Je tombai sur une nouvelle qui m’avait complètement échappé : un natif des Pyrénées-Orientales venait d’être libéré par ses ravisseurs vénézuéliens, après une détention d’un an. Je ne suis pas l’information minute par minute, mais tout de même ! Je n’avais jamais entendu parler de cette histoire dramatique. En décembre 2006, trois affaires d’otage faisaient l’objet d’une couverture médiatique régulière : celle d’Ingrid Betancourt, celle de Florence Aubenas, journaliste libérée après une campagne nationale politico-médiatique d’une ampleur sans précédent, et celle de Guy-André Kieffer, journaliste franco-canadien, peut-être assassiné par un commando proche de la Présidence de la République ivoirienne alors qu’il enquêtait sur des malversations dans la filière du cacao.

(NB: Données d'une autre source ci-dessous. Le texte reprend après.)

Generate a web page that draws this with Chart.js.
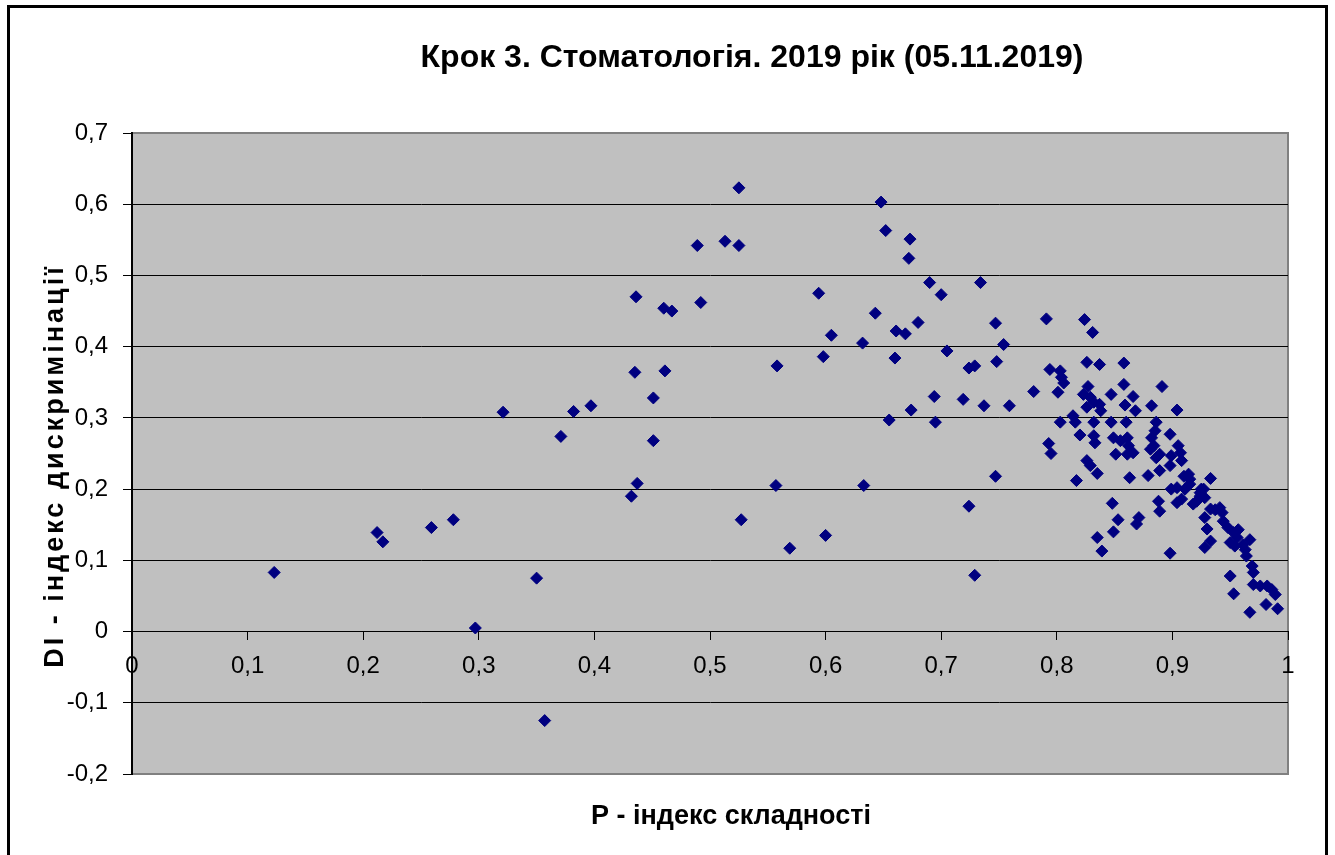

Pourquoi le malheureux Christophe Beck avait-il été ainsi condamné à une discrétion aussi remarquable ? Au lieu d’être journaliste ou homme politique, le pauvre homme n’était qu’éleveur de bovins. A la cinquantaine, il s’était expatrié et avait monté une hacienda à la force du poignet. Après neuf ans de labeur, il avait été enlevé par des ravisseurs qui avaient fort bien évalué le montant de sa rançon (40000 euros) : ils le ruinaient, mais sa famille et lui pouvaient payer.

Sa captivité avait été très pénible : pendant sept mois, il avait vécu relié à un arbre par une chaîne de quatre mètres, sans pouvoir s’abriter du soleil ni se protéger des scorpions et autres bestioles malfaisantes. Il ne connaissait personnellement ni Serge July ni Philippe Douste-Blazy. Le ministère des Affaires Étrangères prétendit se mobiliser pleinement pour aider la famille. Il demanda en retour aux proches de Beck d’observer la plus grande discrétion. Et il ne fit rien. La famille fut reçue une seule fois au Quai d’Orsay par un fonctionnaire qui ne connaissait pas le dossier. Un psychiatre du ministère (ô Kafka !) se rendit à Perpignan pour décréter que les proches de Beck n’étaient pas fous. Jamais le ministère n’aida matériellement la famille.

Lorsque Beck fut libéré, sous l’égide de l’ambassade, le ministère suggéra de nouveau la discrétion. Quand son avion atterrit à Perpignan, il n’y avait pas un seul officiel, pas même le chien de Chirac, pour l’accueillir.